Este grupo de artistas nacionais e estrangeiros, depois de longas guerrilhas interpessoais, criou obras que se apresentam como se fossem suas próprias impressões digitais, reconhecidas de longe a olho nu, tão grande é a unidade dos trabalhos de cada um. Para chegar a esse resultado, é preciso fazer como Sergio Telles fez: descobrir cedo o significado daquela luz divina, desenhar intensa e literalmente todos os dias, freqüentar escolas e ter professores do porte de Oswaldo Teixeira, Levino Fanzeres, Rodolfo Chamberlland, Gagarin ou Nivouliès de Pierrefort, todos craques no desenho e no pincel. Estes, com altruísmo, repassaram seus conhecimentos ao aluno, que se tornou mais importante que seus mestres. É essa a função do aprendiz: ser, no futuro, melhor que seus lentes. Aqueles professores e a freqüência na Escola de Belas Artes do Rio de Janeiro foram dois dos elementos de uma constelação que cresceu no país e no exterior e que enobreceram o pintor-diplomata. Freqüentar aquela Escola durante alguns anos era a certeza de aprender a técnica apurada do desenho, do uso e mistura das cores, criadora de imagens com ritmo, tensão e cuidado com o elemento que se pinta no ponto de fuga da composição. São marinhas, naturezas-mortas e paisagens de lugares onde Sergio Telles morou e que foram fixadas em aquarela, desenhos e óleos com unidade ímpar: Paris, Lisboa, Líbano, Itália, Rio de Janeiro ou de cidades históricas mineiras. Nestas telas o espectador sentirá o amarelo da laranja madura, o azul do céu de Brasília, o ocre de difícil colocação e a luminosidade de uma ensolarada Ouro Preto, todas acompanhadas do mistério que toda boa pintura deve conter, da mesma forma como há texto subjacente em cada obra literária de qualidade. Cabe ao espectador decifrá-lo, porque a pintura é também uma escrita. E em sendo, alguns pintores são comparados a alguns escritores: poucos escrevem poemas avassaladores.

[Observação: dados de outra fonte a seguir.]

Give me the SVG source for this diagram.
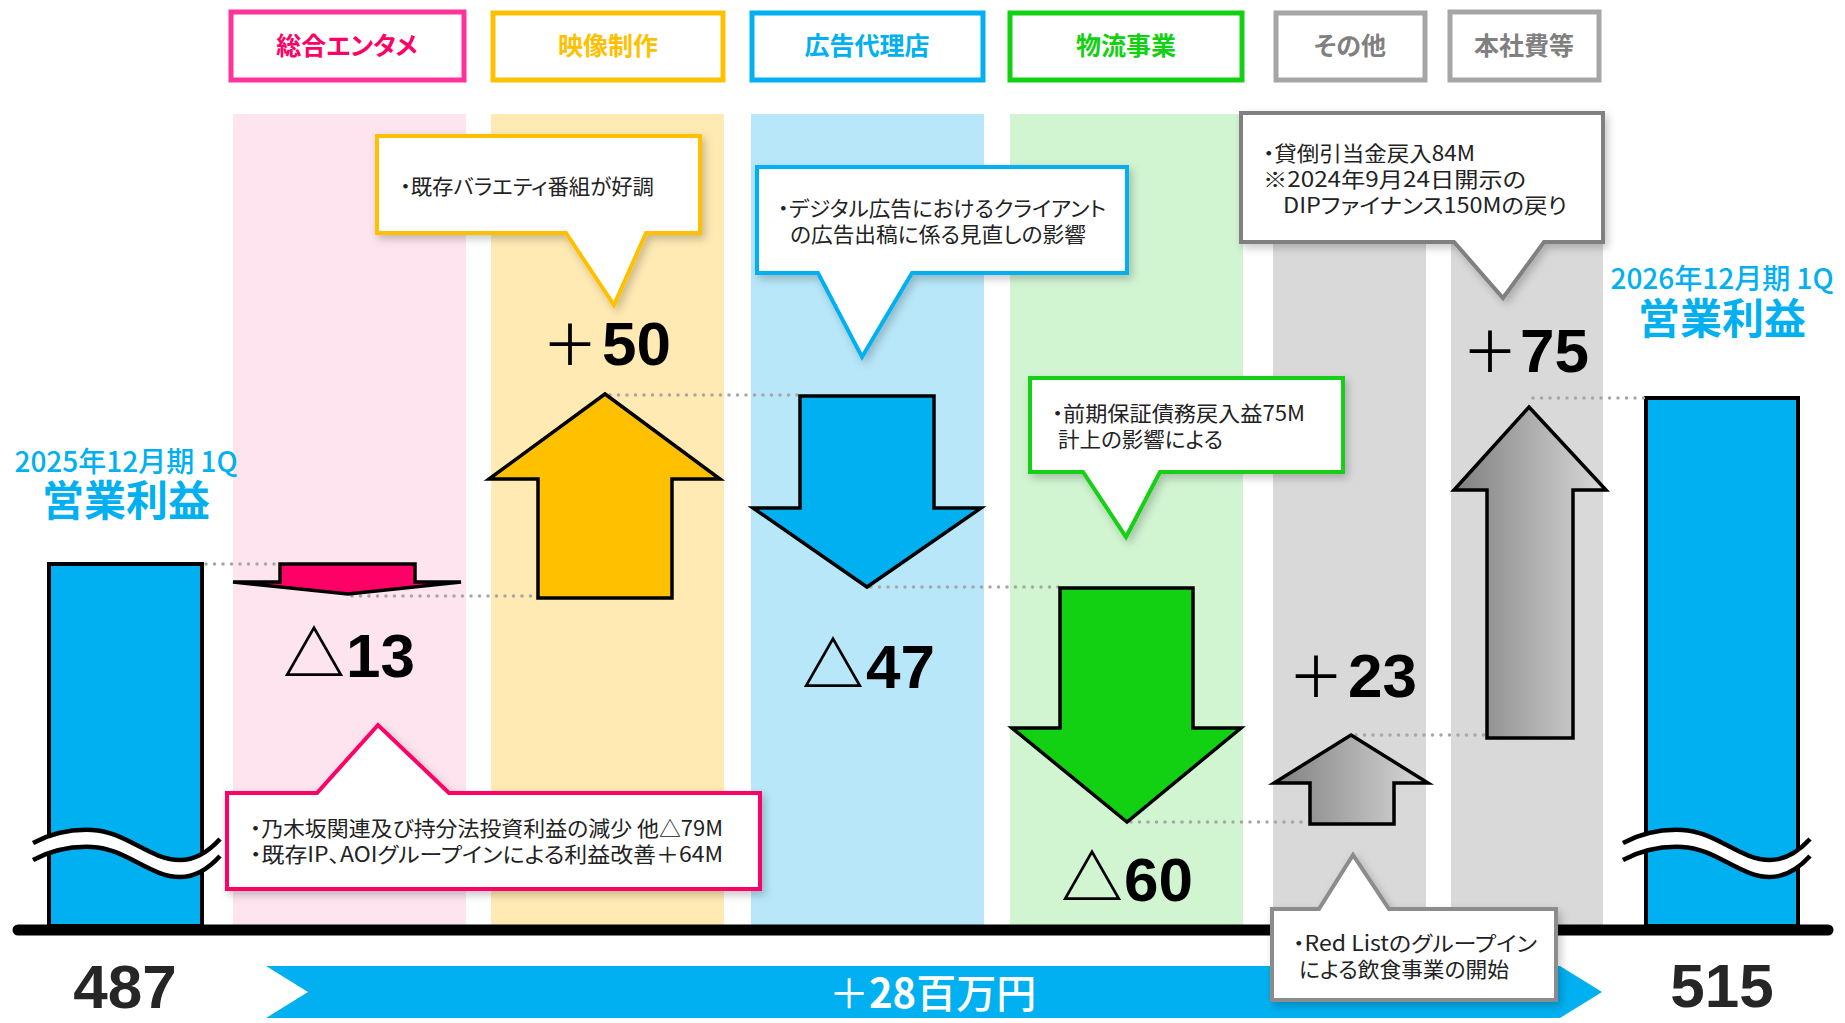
<svg xmlns="http://www.w3.org/2000/svg" width="1845" height="1023" viewBox="0 0 1845 1023">
<defs>
<style>
.cj{font-family:'Noto Sans CJK JP','Noto Sans',sans-serif;font-feature-settings:"palt" 1}
.num{font-family:'Liberation Sans','Noto Sans CJK JP',sans-serif;font-weight:700;font-size:62px;fill:#000}
.sym{font-family:'Noto Sans CJK JP',sans-serif;font-weight:400}
.tri{font-family:'Noto Sans CJK JP',sans-serif;font-weight:700}
.arrow{stroke:#000;stroke-width:3.5;stroke-linejoin:miter}
.dot{stroke:#A6A6A6;stroke-width:3.5;stroke-linecap:round;stroke-dasharray:0 8.5;fill:none}
.call{fill:#fff;stroke-width:4;filter:url(#sh)}
.ct{font-size:21px;fill:#222}
.hdr{fill:#fff;stroke-width:5}
.ht{font-weight:700;font-size:25px;text-anchor:middle}
.bar{fill:#00B0F0;stroke:#000;stroke-width:4}
.wl{fill:none;stroke:#000;stroke-width:4.5}
</style>
<filter id="sh" x="-10%" y="-10%" width="125%" height="140%"><feDropShadow dx="3" dy="4" stdDeviation="4" flood-color="#000" flood-opacity="0.22"/></filter>
<linearGradient id="gg" x1="0" y1="0" x2="1" y2="0"><stop offset="0" stop-color="#7f7f7f"/><stop offset="1" stop-color="#dadada"/></linearGradient>
</defs>
<rect width="1845" height="1023" fill="#fff"/>

<g id="columns">
<rect x="233" y="114" width="233" height="812" fill="#FDE4EF"/>
<rect x="491" y="114" width="233" height="812" fill="#FFEAB3"/>
<rect x="751" y="114" width="233" height="812" fill="#B7E7F9"/>
<rect x="1010" y="114" width="233" height="812" fill="#D1F4D1"/>
<rect x="1273" y="114" width="153" height="812" fill="#D9D9D9"/>
<rect x="1451" y="114" width="152" height="812" fill="#D9D9D9"/>
</g>

<g id="bar-2025">
<rect class="bar" x="49" y="564" width="153" height="362"/>
<path d="M33,843 C50,834 70,829 92,830 C125,831 150,860 180,860 C197,860 210,850 220,839 L220,856 C210,867 197,877 180,877 C150,877 125,848 92,847 C70,846 50,851 33,860 Z" fill="#fff"/>
<path class="wl" d="M33,843 C50,834 70,829 92,830 C125,831 150,860 180,860 C197,860 210,850 220,839"/>
<path class="wl" d="M33,860 C50,851 70,846 92,847 C125,848 150,877 180,877 C197,877 210,867 220,856"/>
</g>

<g id="bar-2026">
<rect class="bar" x="1646" y="398" width="152" height="528"/>
<g transform="translate(1590,0)">
<path d="M33,843 C50,834 70,829 92,830 C125,831 150,860 180,860 C197,860 210,850 220,839 L220,856 C210,867 197,877 180,877 C150,877 125,848 92,847 C70,846 50,851 33,860 Z" fill="#fff"/>
<path class="wl" d="M33,843 C50,834 70,829 92,830 C125,831 150,860 180,860 C197,860 210,850 220,839"/>
<path class="wl" d="M33,860 C50,851 70,846 92,847 C125,848 150,877 180,877 C197,877 210,867 220,856"/>
</g>
</g>

<line id="axis" x1="18" y1="930" x2="1828" y2="930" stroke="#000" stroke-width="11" stroke-linecap="round"/>

<g id="connectors">
<line class="dot" x1="206" y1="564" x2="280" y2="564"/>
<line class="dot" x1="352" y1="596" x2="537" y2="596"/>
<line class="dot" x1="610" y1="395" x2="800" y2="395"/>
<line class="dot" x1="871" y1="587" x2="1059" y2="587"/>
<line class="dot" x1="1131" y1="822" x2="1309" y2="822"/>
<line class="dot" x1="1356" y1="735" x2="1486" y2="735"/>
<line class="dot" x1="1533" y1="398" x2="1644" y2="398"/>
</g>

<g id="arrow-entame"><path class="arrow" fill="#FF0066" d="M280,564 H415 V582 H461 L348,594 L233,582 H280 Z"/></g>
<g id="arrow-eizo"><path class="arrow" fill="#FFC000" d="M605,394 L720,479 H672 V598 H538 V479 H489 Z"/></g>
<g id="arrow-kokoku"><path class="arrow" fill="#00B0F0" d="M800,396 H934 V508 H981 L867,587 L753,508 H800 Z"/></g>
<g id="arrow-butsuryu"><path class="arrow" fill="#12D012" d="M1060,588 H1193 V728 H1241 L1127,822 L1012,728 H1060 Z"/></g>
<g id="arrow-sonota"><path class="arrow" fill="url(#gg)" d="M1351,735 L1428,783 H1394 V824 H1310 V783 H1274 Z"/></g>
<g id="arrow-honsha"><path class="arrow" fill="url(#gg)" d="M1529,407 L1606,490 H1573 V738 H1487 V490 H1454 Z"/></g>

<g id="values">
<text class="num" y="677"><tspan class="tri" x="283">△</tspan><tspan x="346">13</tspan></text>
<text class="num" y="365"><tspan class="sym" font-size="56" x="542">＋</tspan><tspan x="602">50</tspan></text>
<text class="num" y="688"><tspan class="tri" x="802">△</tspan><tspan x="866">47</tspan></text>
<text class="num" y="901"><tspan class="tri" x="1061">△</tspan><tspan x="1124">60</tspan></text>
<text class="num" y="697"><tspan class="sym" font-size="56" x="1288">＋</tspan><tspan x="1348">23</tspan></text>
<text class="num" y="372"><tspan class="sym" font-size="56" x="1462">＋</tspan><tspan x="1520">75</tspan></text>
<text class="num" x="125" y="1008" text-anchor="middle" style="fill:#262626">487</text>
<text class="num" x="1722" y="1007" text-anchor="middle" style="fill:#262626">515</text>
</g>

<g id="title-2025" class="cj" fill="#00B0F0" text-anchor="middle">
<text x="126" y="472" font-size="28" font-weight="500">2025年12月期 1Q</text>
<text x="126" y="516" font-size="42" font-weight="700">営業利益</text>
</g>
<g id="title-2026" class="cj" fill="#00B0F0" text-anchor="middle">
<text x="1722" y="289" font-size="28" font-weight="500">2026年12月期 1Q</text>
<text x="1722" y="334" font-size="42" font-weight="700">営業利益</text>
</g>

<g id="total-band">
<path d="M266,966 H1560 L1602,992 L1560,1018 H266 L308,992 Z" fill="#00B0F0"/>
<text class="cj" x="829" y="1008" font-size="40" fill="#fff"><tspan font-weight="400">＋</tspan><tspan font-weight="700">28</tspan><tspan font-weight="500">百万円</tspan></text>
</g>

<g id="hdr-entame"><rect class="hdr" x="231" y="12" width="233" height="68" stroke="#FF3399"/><text class="cj ht" x="347" y="55" fill="#FF0066">総合エンタメ</text></g>
<g id="hdr-eizo"><rect class="hdr" x="493" y="13" width="230" height="67" stroke="#FFC000"/><text class="cj ht" x="608" y="55" fill="#FFC000">映像制作</text></g>
<g id="hdr-kokoku"><rect class="hdr" x="752" y="13" width="231" height="67" stroke="#00B0F0"/><text class="cj ht" x="867" y="55" fill="#00B0F0">広告代理店</text></g>
<g id="hdr-butsuryu"><rect class="hdr" x="1010" y="13" width="232" height="67" stroke="#12D012"/><text class="cj ht" x="1126" y="55" fill="#12D012">物流事業</text></g>
<g id="hdr-sonota"><rect class="hdr" x="1276" y="13" width="149" height="67" stroke="#A6A6A6"/><text class="cj ht" x="1350" y="55" fill="#808080" font-size="21" font-weight="500">その他</text></g>
<g id="hdr-honsha"><rect class="hdr" x="1450" y="12" width="149" height="68" stroke="#A6A6A6"/><text class="cj ht" x="1524" y="55" fill="#808080" font-size="21" font-weight="500">本社費等</text></g>

<g id="callout-eizo">
<path class="call" stroke="#FFC000" d="M377,136 H700 V233 H646 L614,305 L566,233 H377 Z"/>
<text class="cj ct" x="400" y="194" textLength="254" lengthAdjust="spacingAndGlyphs">・既存バラエティ番組が好調</text>
</g>
<g id="callout-kokoku">
<path class="call" stroke="#00B0F0" d="M757,167 H1127 V273 H912 L862,357 L818,273 H757 Z"/>
<text class="cj ct" x="778" y="216" textLength="328" lengthAdjust="spacingAndGlyphs">・デジタル広告におけるクライアント</text>
<text class="cj ct" x="790" y="242" textLength="296" lengthAdjust="spacingAndGlyphs">の広告出稿に係る見直しの影響</text>
</g>
<g id="callout-butsuryu">
<path class="call" stroke="#12D012" d="M1030,378 H1343 V472 H1160 L1126,537 L1083,472 H1030 Z"/>
<text class="cj ct" x="1052" y="421" textLength="253" lengthAdjust="spacingAndGlyphs">・前期保証債務戻入益75M</text>
<text class="cj ct" x="1058" y="447" textLength="165" lengthAdjust="spacingAndGlyphs">計上の影響による</text>
</g>
<g id="callout-honsha">
<path class="call" stroke="#808080" d="M1241,113 H1603 V242 H1544 L1503,298 L1454,242 H1241 Z"/>
<text class="cj ct" x="1263" y="161" textLength="212" lengthAdjust="spacingAndGlyphs">・貸倒引当金戻入84M</text>
<text class="cj ct" x="1263" y="187" textLength="263" lengthAdjust="spacingAndGlyphs">※2024年9月24日開示の</text>
<text class="cj ct" x="1283" y="213" textLength="284" lengthAdjust="spacingAndGlyphs">DIPファイナンス150Mの戻り</text>
</g>
<g id="callout-entame">
<path class="call" stroke="#FF0066" d="M227,793 H317 L378,725 L449,793 H760 V889 H227 Z"/>
<text class="cj ct" x="250" y="836" textLength="473" lengthAdjust="spacingAndGlyphs">・乃木坂関連及び持分法投資利益の減少 他△79M</text>
<text class="cj ct" x="250" y="862" textLength="473" lengthAdjust="spacingAndGlyphs">・既存IP、AOIグループインによる利益改善＋64M</text>
</g>
<g id="callout-sonota">
<path class="call" stroke="#8C8C8C" d="M1272,909 H1319 L1353,855 L1389,909 H1556 V1000 H1272 Z"/>
<text class="cj ct" x="1293" y="951" textLength="244" lengthAdjust="spacingAndGlyphs">・Red Listのグループイン</text>
<text class="cj ct" x="1299" y="977" textLength="210" lengthAdjust="spacingAndGlyphs">による飲食事業の開始</text>
</g>
</svg>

Não são apenas esses atributos que imprimem aos trabalhos de Sergio Telles a grandeza que têm: são raras as suas obras nas quais o ser humano está ausente, detalhe crítico demonstrador de seu humanismo. São personagens literários com vitalidade pictórica e cheia de movimentos, sugeridos com delicadas pinceladas como faziam os impressionistas, ratificadas por Duffy e confirmadas pelo nosso Guignard.

O espectador ou o colecionador experiente se certificará de todas essas afirmativas se folhear apenas um dos vinte e dois livros editados sobre suas obras, ou ler os textos sobre seus trabalhos, todos de críticos exigentes. O neófito em pintura e que  tiver a sorte de encontrar seus quadros numa exposição, terá a vantagem de começar vendo um clássico.